Their imprisonment qualified both of them to have a commemorative tree planted at the "Suffragette's Rest" in Somerset on 22 July 1910. The "Suffragette's Rest" was the nickname for Mary Blathwayt's home at Eagle House where her parents also indulged their WSPU enthusiasm. Her parents had set land aside to plant an individual tree for each WSPU member sentenced to prison. The planting was then photographed by Mary's father. The tree's and the photographs recorded their achievements.

In 1912, her mother, Hilda, was arrested for breaking windows. Her mother made the point that two of her sons had been killed in India on active service whilst she had little political rights. Her mother served eight days on remand and fourteen days in jail despite being 80 years old. Her mother was asked to talk at the London Pavilion when she was released in April 1912.

In 1913 the government passed the Prisoners (Temporary Discharge for Ill Health) Act which gave the authorities the power to release hunger-striking suffragettes and then rearrest them when they had recovered. It was known as the "Cat and Mouse Act" because cats are known for playing with mice before they kill them. Marie's home at 2 Campden Hill Square was used as a convalescent home for recovering hunger strikers and was nicknamed "Mouse Castle".

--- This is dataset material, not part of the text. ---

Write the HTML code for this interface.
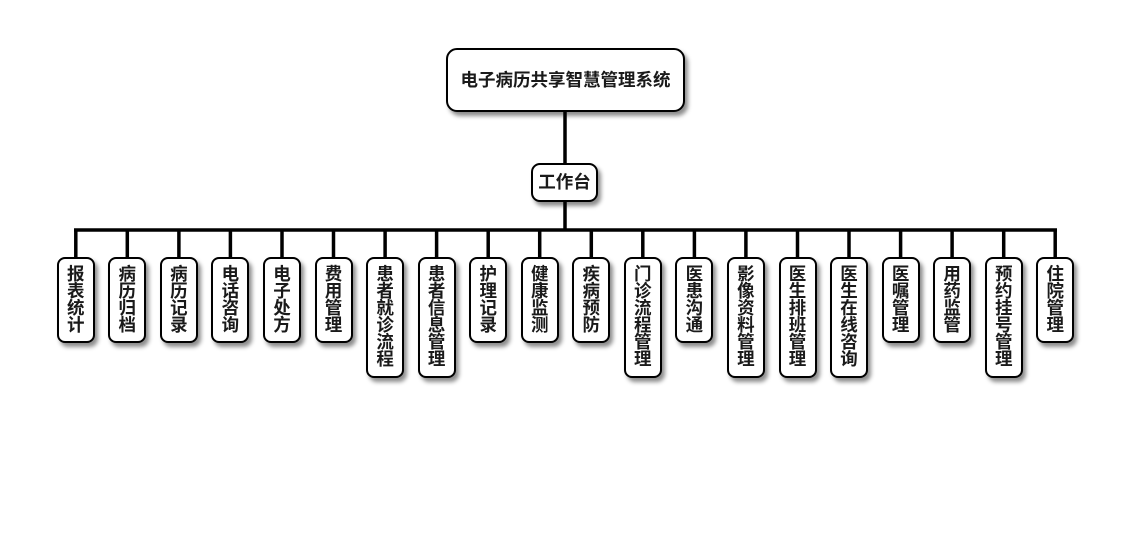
<!DOCTYPE html>
<html>
<head>
<meta charset="utf-8">
<style>
  html,body{margin:0;padding:0;background:#fff;}
  body{width:1130px;height:560px;position:relative;overflow:hidden;
       font-family:"Liberation Sans","Noto Sans CJK SC",sans-serif;}
  .box{position:absolute;box-sizing:border-box;background:#fff;border:2px solid #000;
       box-shadow:3px 4px 4px rgba(0,0,0,0.45);color:#1a1a1a;font-weight:bold;}
  .top{left:446px;top:48px;width:239px;height:64px;border-radius:11px;
       font-size:17.5px;line-height:60px;text-align:center;}
  .mid{left:531px;top:163px;width:67px;height:39px;border-radius:9px;
       font-size:17.5px;line-height:35px;text-align:center;}
  .n{top:257px;width:38px;border-radius:8px;font-size:17.5px;line-height:17px;
     text-align:center;padding-top:7px;}
  .h4{height:86px;}
  .h6{height:121px;}
  svg{position:absolute;left:0;top:0;}
</style>
</head>
<body>
<svg width="1130" height="560">
  <g stroke="#000" stroke-width="3.5" fill="none">
    <line x1="565" y1="110" x2="565" y2="165"/>
    <line x1="565" y1="200" x2="565" y2="230"/>
    <line x1="74" y1="230" x2="1057" y2="230"/>
    <line x1="75.8" y1="230" x2="75.8" y2="259"/>
    <line x1="127.3" y1="230" x2="127.3" y2="259"/>
    <line x1="178.9" y1="230" x2="178.9" y2="259"/>
    <line x1="230.4" y1="230" x2="230.4" y2="259"/>
    <line x1="282" y1="230" x2="282" y2="259"/>
    <line x1="333.5" y1="230" x2="333.5" y2="259"/>
    <line x1="385.1" y1="230" x2="385.1" y2="259"/>
    <line x1="436.6" y1="230" x2="436.6" y2="259"/>
    <line x1="488.2" y1="230" x2="488.2" y2="259"/>
    <line x1="539.7" y1="230" x2="539.7" y2="259"/>
    <line x1="591.3" y1="230" x2="591.3" y2="259"/>
    <line x1="642.8" y1="230" x2="642.8" y2="259"/>
    <line x1="694.4" y1="230" x2="694.4" y2="259"/>
    <line x1="745.9" y1="230" x2="745.9" y2="259"/>
    <line x1="797.5" y1="230" x2="797.5" y2="259"/>
    <line x1="849" y1="230" x2="849" y2="259"/>
    <line x1="900.6" y1="230" x2="900.6" y2="259"/>
    <line x1="952.1" y1="230" x2="952.1" y2="259"/>
    <line x1="1003.7" y1="230" x2="1003.7" y2="259"/>
    <line x1="1055.2" y1="230" x2="1055.2" y2="259"/>
  </g>
</svg>

<div class="box top">电子病历共享智慧管理系统</div>
<div class="box mid">工作台</div>

<div class="box n h4" style="left:56.8px">报<br>表<br>统<br>计</div>
<div class="box n h4" style="left:108.3px">病<br>历<br>归<br>档</div>
<div class="box n h4" style="left:159.9px">病<br>历<br>记<br>录</div>
<div class="box n h4" style="left:211.4px">电<br>话<br>咨<br>询</div>
<div class="box n h4" style="left:263px">电<br>子<br>处<br>方</div>
<div class="box n h4" style="left:314.5px">费<br>用<br>管<br>理</div>
<div class="box n h6" style="left:366.1px">患<br>者<br>就<br>诊<br>流<br>程</div>
<div class="box n h6" style="left:417.6px">患<br>者<br>信<br>息<br>管<br>理</div>
<div class="box n h4" style="left:469.2px">护<br>理<br>记<br>录</div>
<div class="box n h4" style="left:520.7px">健<br>康<br>监<br>测</div>
<div class="box n h4" style="left:572.3px">疾<br>病<br>预<br>防</div>
<div class="box n h6" style="left:623.8px">门<br>诊<br>流<br>程<br>管<br>理</div>
<div class="box n h4" style="left:675.4px">医<br>患<br>沟<br>通</div>
<div class="box n h6" style="left:726.9px">影<br>像<br>资<br>料<br>管<br>理</div>
<div class="box n h6" style="left:778.5px">医<br>生<br>排<br>班<br>管<br>理</div>
<div class="box n h6" style="left:830px">医<br>生<br>在<br>线<br>咨<br>询</div>
<div class="box n h4" style="left:881.6px">医<br>嘱<br>管<br>理</div>
<div class="box n h4" style="left:933.1px">用<br>药<br>监<br>管</div>
<div class="box n h6" style="left:984.7px">预<br>约<br>挂<br>号<br>管<br>理</div>
<div class="box n h4" style="left:1036.2px">住<br>院<br>管<br>理</div>
</body>
</html>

Emmeline Pankhurst died on 14 June 1928, Brackenbury was one of her pallbearers, alongside other former suffragettes Georgiana Brackenbury, Marion Wallace Dunlop, Harriet Kerr, Mildred Mansel, Kitty Marshall, Rosamund Massy, Marie Naylor, Ada Wright and Barbara Wylie.

==Death and legacy==
Brackenbury died in 1950 with no close relatives. She left her home to a charity. The home in 2 Campden Hill Square has a plaque which remembers the trio of her sister, her mother and Maria.